When the boulder falls, it means that the collection of processes weren’t able to compensate for the disturbance. But there’s no single problem, no root cause, that you can point to, because it’s the collection of these processes working together that normally keep the boulder up.

This is why “root cause of failure” doesn’t make sense in the context of complex systems failure, because a collection of control processes keep the system up and running. A system failure is a failure of this overall set of processes. It’s just not meaningful to single out a problem with one of these processes after an incident, because that process is just one of many, and it failing alone couldn’t have brought down the system.

What makes things even trickier is that some of these processes are invisible, even to the people inside of the system. We don’t see the monitoring and adjustment that is going on around us. Which means we won’t notice if some of these control processes stop happening.

Burned by ‘let it burn’

Here are some excerpts from a story from the L.A. Times, with the headline: Forest Service changes ‘let it burn’ policy following criticism from western politicians (emphasis mine)

Facing criticism over its practice of monitoring some fires rather than quickly snuffing them out, the U.S. Forest Service has told its firefighters to halt the policy this year to better prioritize resources and help prevent small blazes from growing into uncontrollable conflagrations.

The [Tamarack] fire began as a July 4 lightning strike on a single tree in the Mokelumne Wilderness, a rugged area southeast of Sacramento. Forest officials decided to monitor it rather than attempt to put it out, a decision a spokeswoman said was based on scant resources and the remote location.

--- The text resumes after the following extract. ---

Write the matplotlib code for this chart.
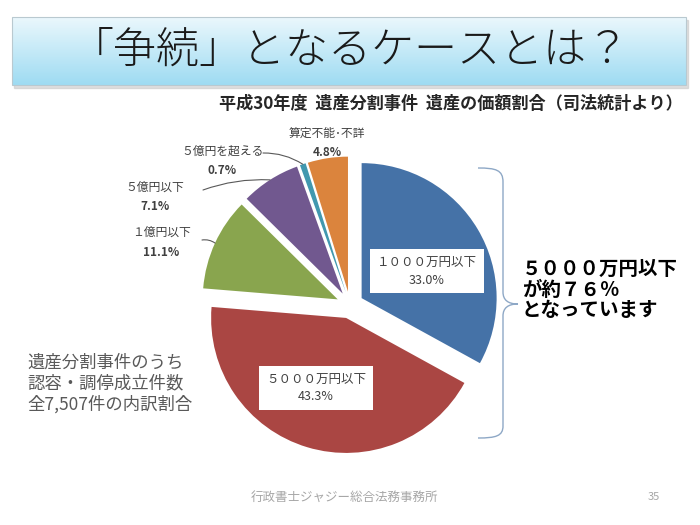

But the blaze continued to grow, eventually consuming nearly 69,000 acres, destroying homes and causing mass evacuations. It is now 82% contained.

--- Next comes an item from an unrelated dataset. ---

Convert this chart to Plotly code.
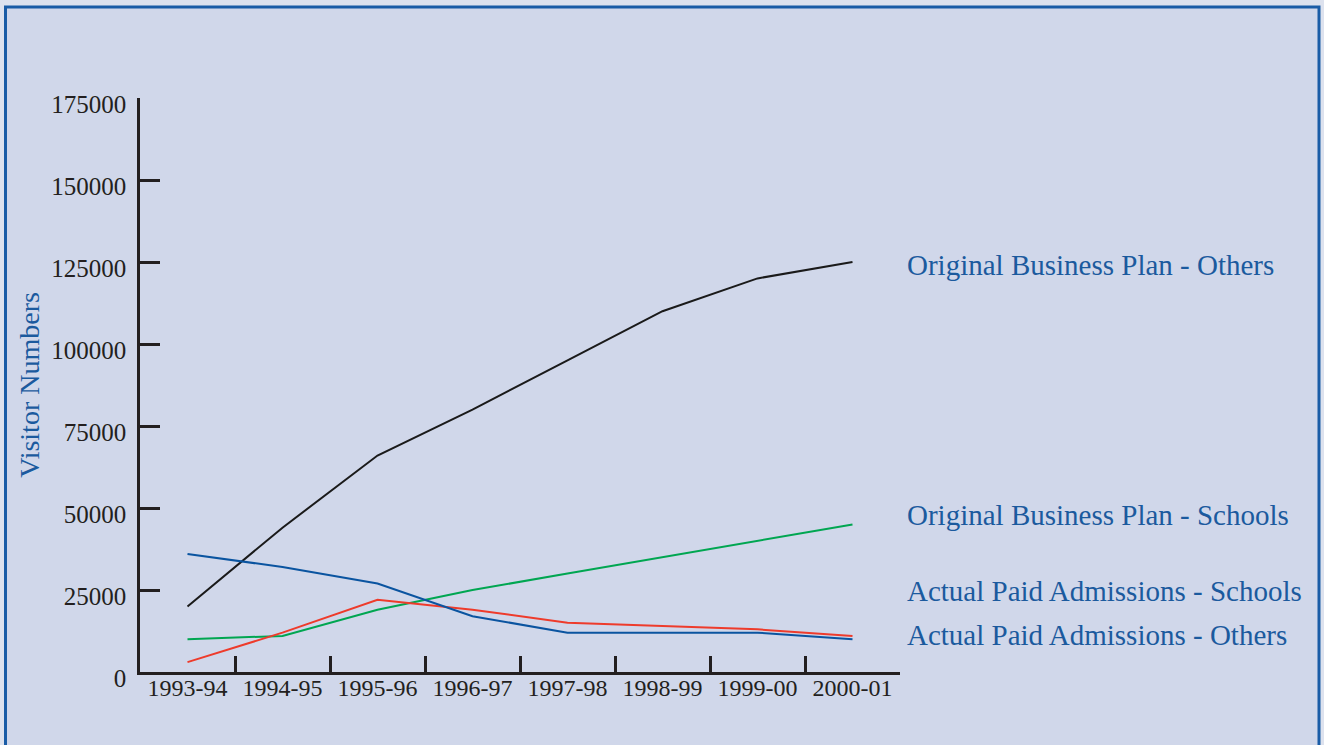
import plotly.graph_objects as go

years = ["1993-94", "1994-95", "1995-96", "1996-97", "1997-98", "1998-99", "1999-00", "2000-01"]

plan_others = [20000, 44000, 66000, 80000, 95000, 110000, 120000, 125000]
plan_schools = [10000, 11000, 19000, 25000, 30000, 35000, 40000, 45000]
actual_schools = [3000, 12000, 22000, 19000, 15000, 14000, 13000, 11000]
actual_others = [36000, 32000, 27000, 17000, 12000, 12000, 12000, 10000]

series_names = ["Original Business Plan - Others", "Original Business Plan - Schools",
                "Actual Paid Admissions - Schools", "Actual Paid Admissions - Others"]
label_y = [124000, 48000, 24700, 11300]

y_ticks = [0, 25000, 50000, 75000, 100000, 125000, 150000, 175000]

W, H = 1324, 745
L, R, T, B = 140, 424, 98, 73
pw, ph = W - L - R, H - T - B

font = "Liberation Serif, Times New Roman, serif"
text_blue = "#1B5A9E"
axis_col = "#231F20"

fig = go.Figure()
colors = ["#1A1A1A", "#00A651", "#EE3B2B", "#0A54A0"]
for vals, name, c in zip([plan_others, plan_schools, actual_schools, actual_others], series_names, colors):
    fig.add_trace(go.Scatter(x=years, y=vals, mode="lines", name=name,
                             line=dict(color=c, width=2), showlegend=False))

for name, yv in zip(series_names, label_y):
    fig.add_annotation(x=(905 - L) / pw, xref="paper", y=yv, yref="y", text=name,
                       showarrow=False, xanchor="left", yanchor="middle",
                       font=dict(family=font, size=29, color=text_blue))

# background panel with border
fig.add_shape(type="rect", xref="paper", yref="paper", layer="below",
              x0=(5.5 - L) / pw, x1=(1319 - L) / pw,
              y0=(H - B - 770) / ph, y1=(H - B - 7) / ph,
              line=dict(color="#1A5CA6", width=3), fillcolor="#D0D7EA")

fig.update_layout(
    width=W, height=H,
    margin=dict(l=L, r=R, t=T, b=B),
    paper_bgcolor="#DDE2EE",
    plot_bgcolor="rgba(0,0,0,0)",
    font=dict(family=font, color=axis_col),
)
fig.update_xaxes(type="category", range=[-0.5, 7.5], tickson="boundaries",
                 ticks="inside", ticklen=16, tickwidth=2.5, tickcolor=axis_col,
                 showline=True, linecolor=axis_col, linewidth=2.5,
                 showgrid=False, zeroline=False, ticklabelstandoff=-8,
                 tickfont=dict(family=font, size=24, color=axis_col))
fig.update_yaxes(range=[0, 175000], tickvals=y_ticks, ticktext=[str(v) for v in y_ticks],
                 ticks="inside", ticklen=20, tickwidth=2.5, tickcolor=axis_col,
                 showline=True, linecolor=axis_col, linewidth=2.5,
                 showgrid=False, zeroline=False, ticklabelstandoff=6, ticklabelshift=6,
                 tickfont=dict(family=font, size=25, color=axis_col),
                 title=dict(text="Visitor Numbers", standoff=4,
                            font=dict(family=font, size=28, color=text_blue)))

fig.write_html("out.html")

Instead of letting some naturally caused small blazes burn, the agency’s priorities will shift this year, U.S. Forest Service Chief Randy Moore indicated to the staff in a letter Monday. The focus, he said, will be on firefighter and public safety.

The U.S. Forest Service had to make a call about whether to put out a fire or to monitor it and let it burn out. In this case, they decided to monitor it, and the fire grew out of control.

Now, imagine an alternate universe where the Forest Service spent some of its scant resources on putting out this fire, and then another fire popped up somewhere else, and they didn’t have the resources to fight that one effectively, and it went out of control. The news coverage would, undoubtedly, be equally unkind.

Practitioners often must make risk trade-offs in the moment, when there is a high amount of uncertainty. What was the risk that the fire would grow out of control? How does it stack up against the risk of being short staffed if you send out firefighters to put out a small fire and a large one breaks out elsewhere?

Towards the middle of the piece, the article goes into some detail about the issue of limited resources.

[Agriculture Secretary Tom] Vilsack promised more federal aid and cooperation for California’s plight, acknowledging concerns about past practices while also stressing that, with dozens of fires burning across the West and months to go in a prolonged fire season, there are not enough resources to put them all out.

“Candidly I think it’s fair to say, over the generations, over the decades, we have tried to do this job on the cheap,” Vilsack said. “We’ve tried to get by, a little bit here, a little bit there, a little forest management over here, a little fire suppression over here. But the reality is this has caught up with us, which is why we have an extraordinary number of catastrophic fires and why we have to significantly beef up our capacity.”

Vilsack said that the bipartisan infrastructure bill working its way through Congress would provide some of those resources but that ultimately it would take “billions” of dollars and years of catch-up to create fire-resilient forests.

The U.S. Forest Service’s policy on allowing unplanned wildfires to burn differs from the California Department of Forestry and Fire Protection, and I’m not a domain expert, so I don’t have an informed opinion. But this isn’t just a story about policy, it’s a story about saturation. It’s also about what’s allowed (and not allowed) to count as a cause.